Carlson also points to environmental efforts to stop water projects – such as Friends of the River’s recent lawsuit to stop the “Garden Hose Fix,” a county project to construct a temporary water pipe near Kyburz. Measure W proponents also claim that due to construction at put-in points such as Chili Bar near Coloma, periodic flooding deposits silt and topsoil into the river.

“Of course that happens,” Collier said. “Hey, it’s a flood. During the 1996 flood, my house floated downstream about a hundred yards and exploded. That’s nature. Nobody seems to be getting worked up about it but Bernard Carlson.”

But Shultz, who began the whole process, remains adamant.

“We’re simply trying to equalize the interests between private citizens and boaters,” he said. “They (commercial rafters) want a proposal to double their numbers from what they are now. That’s unacceptable.

“The banks (of the South Fork) are beginning to look like trampled feed lots. When they buy a ticket, some customers feel like they own the river for the day.

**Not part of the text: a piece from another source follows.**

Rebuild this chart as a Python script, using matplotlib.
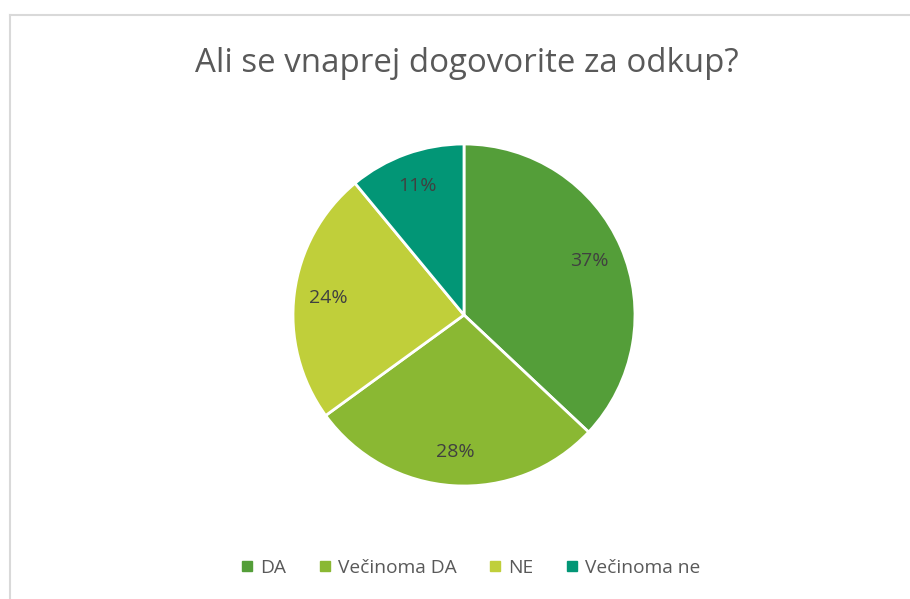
import matplotlib
matplotlib.use("Agg")
import matplotlib.pyplot as plt
from matplotlib.lines import Line2D

labels = ["DA", "Večinoma DA", "NE", "Večinoma ne"]
values = [37, 28, 24, 11]
colors = ["#549E39", "#8AB833", "#C0CF3A", "#029676"]
title = "Ali se vnaprej dogovorite za odkup?"

W, H = 910, 599
fig = plt.figure(figsize=(W/100, H/100), dpi=100)
plt.rcParams['font.family'] = ['Open Sans', 'DejaVu Sans']

# frame lines (left and top only visible)
fig.add_artist(Line2D([10/W, 10/W], [0, 1-15/H], color="#D9D9D9", lw=1.5))
fig.add_artist(Line2D([10/W, 1], [1-15/H, 1-15/H], color="#D9D9D9", lw=1.5))

cx, cy, r = 464, 315, 171
ax = fig.add_axes([(cx-r)/W, (H-cy-r)/H, 2*r/W, 2*r/H])
wedges, texts, autotexts = ax.pie(values, colors=colors, startangle=90, counterclock=False,
                                  autopct=lambda p: "%d%%" % round(p), pctdistance=0.8,
                                  wedgeprops=dict(edgecolor="white", linewidth=2),
                                  textprops=dict(color="#404040", fontsize=14))
ax.set_xlim(-1, 1)
ax.set_ylim(-1, 1)
ax.set_aspect("equal")
ax.axis("off")

fig.text(467/W, 1-63/H, title, ha="center", va="center", fontsize=23.8, color="#595959")

handles = [Line2D([], [], marker="s", linestyle="none", markersize=7, color=c) for c in colors]
fig.legend(handles, labels, loc="center", bbox_to_anchor=(470/W, 1-568/H), ncol=4,
           frameon=False, fontsize=13.8, labelcolor="#595959", handletextpad=0.3,
           columnspacing=1.6, handlelength=0.8)

fig.savefig("out.png", dpi=100, facecolor="white")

“It’s not my intention to put anyone out of business, but it’s my hope that (commercial outfitters) will adapt.”

First District Supervisor Sam Bradley disagrees with his colleague – to put it lightly.

“This is nothing but payback on a base level,” Bradley said. “Walt is willing to destroy an industry just to get even. It’s cheap politics.”

But politics in all its forms are nothing new to the Coloma Valley, where homeowners, ranchers, farmers and 49ers have contested water rights and other issues for 150 years. It’s an authentic frontier battle – a scrap that ‘ol Sam Clemens would be sorry he missed.